▸ **COLLECTED MATERIAL**
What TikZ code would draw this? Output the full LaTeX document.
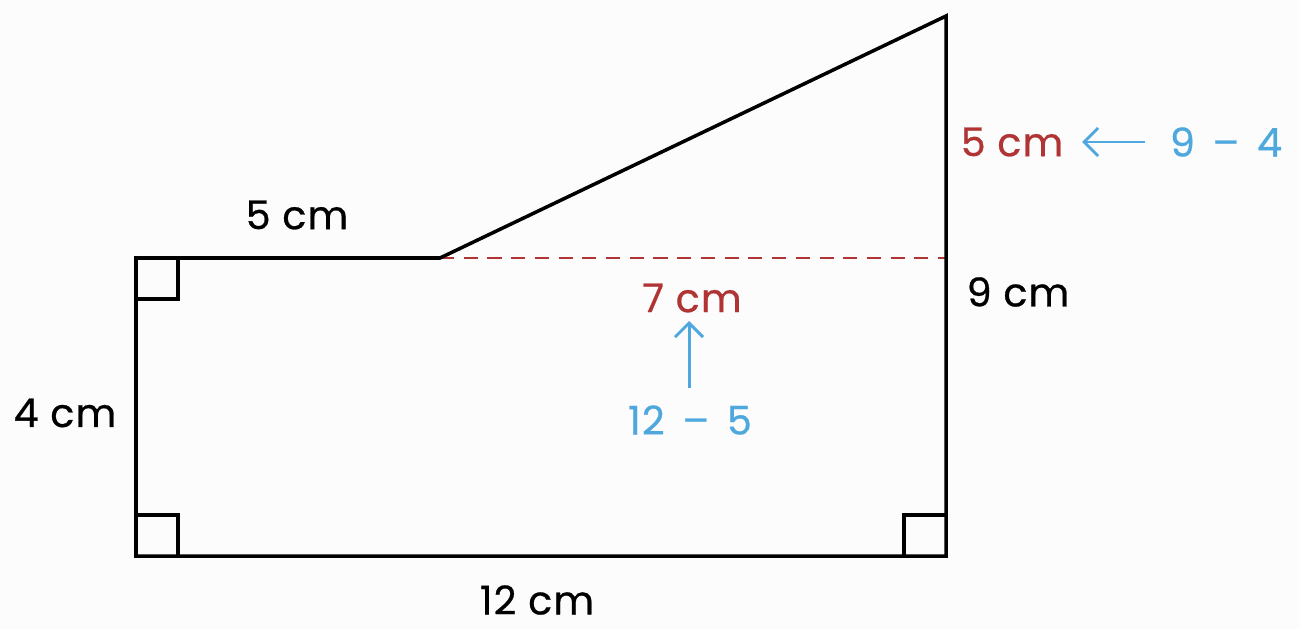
\documentclass[tikz,border=0pt]{standalone}
\usepackage{fontspec}
\setmainfont{Poppins}
\newfontfamily\handfont{Poppins}[FakeBold=0.7,LetterSpace=3]
\usetikzlibrary{arrows.meta}
\definecolor{redlab}{HTML}{B03434}
\definecolor{bluelab}{HTML}{4EA8DE}
\definecolor{bg}{HTML}{FCFCFC}
\begin{document}
\begin{tikzpicture}[x=0.02cm,y=-0.02cm,
  edge/.style={line width=2pt,line join=miter},
  lab/.style={font=\handfont\fontsize{22.5}{26}\selectfont,inner sep=0pt},
  redtext/.style={lab,text=redlab},
  bluetext/.style={lab,text=bluelab},
  bluearrow/.style={bluelab,line width=1.7pt,-{Straight Barb[length=8pt,width=16pt]}},
  rightmark/.style={line width=2pt}]
\useasboundingbox[fill=bg] (0,0) rectangle (1300,629);
\coordinate (A) at (136,258);
\coordinate (B) at (136,556);
\coordinate (C) at (946,556);
\coordinate (D) at (946,16);
\coordinate (E) at (440,258);
\coordinate (F) at (946,258);
\draw[redlab,line width=1.6pt,dash pattern=on 8pt off 5.5pt] (E) -- (F);
\draw[edge] (E) -- (A) -- (B) -- (C) -- (D) -- cycle;
\draw[rightmark] (136,299) -- (178,299) -- (178,258);
\draw[rightmark] (136,515) -- (178,515) -- (178,556);
\draw[rightmark] (946,515) -- (904,515) -- (904,556);
\node[lab] (l5) at (297,215) {5 cm};
\node[lab] (l4) at (65,413) {4 cm};
\node[lab] (l12) at (537,600) {12 cm};
\node[lab] (l9) at (1018,292) {9 cm};
\node[redtext] (r5) at (1012,142) {5 cm};
\node[bluetext] (b94) at (1226,142) {9\hspace{0.45em}–\hspace{0.45em}4};
\node[redtext] (r7) at (692,298) {7 cm};
\node[bluetext] (b125) at (690,420) {12\hspace{0.45em}–\hspace{0.45em}5};
\coordinate (s1) at (1145,142);
\coordinate (e1) at (1082,142);
\coordinate (s2) at (689,388);
\coordinate (e2) at (689,321);
\draw[bluearrow] (s1) -- (e1);
\draw[bluearrow] (s2) -- (e2);
\end{tikzpicture}
\end{document}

▸ **WHAT IS EXPECTED**
Which lines in the listing above hold the word "draw"? Show each of them.

▸ **RESPONSE FOR THIS EXERCISE**
What TikZ code would draw this? Output the full LaTeX document.
\draw[redlab,line width=1.6pt,dash pattern=on 8pt off 5.5pt] (E) -- (F);
\draw[edge] (E) -- (A) -- (B) -- (C) -- (D) -- cycle;
\draw[rightmark] (136,299) -- (178,299) -- (178,258);
\draw[rightmark] (136,515) -- (178,515) -- (178,556);
\draw[rightmark] (946,515) -- (904,515) -- (904,556);
\draw[bluearrow] (s1) -- (e1);
\draw[bluearrow] (s2) -- (e2);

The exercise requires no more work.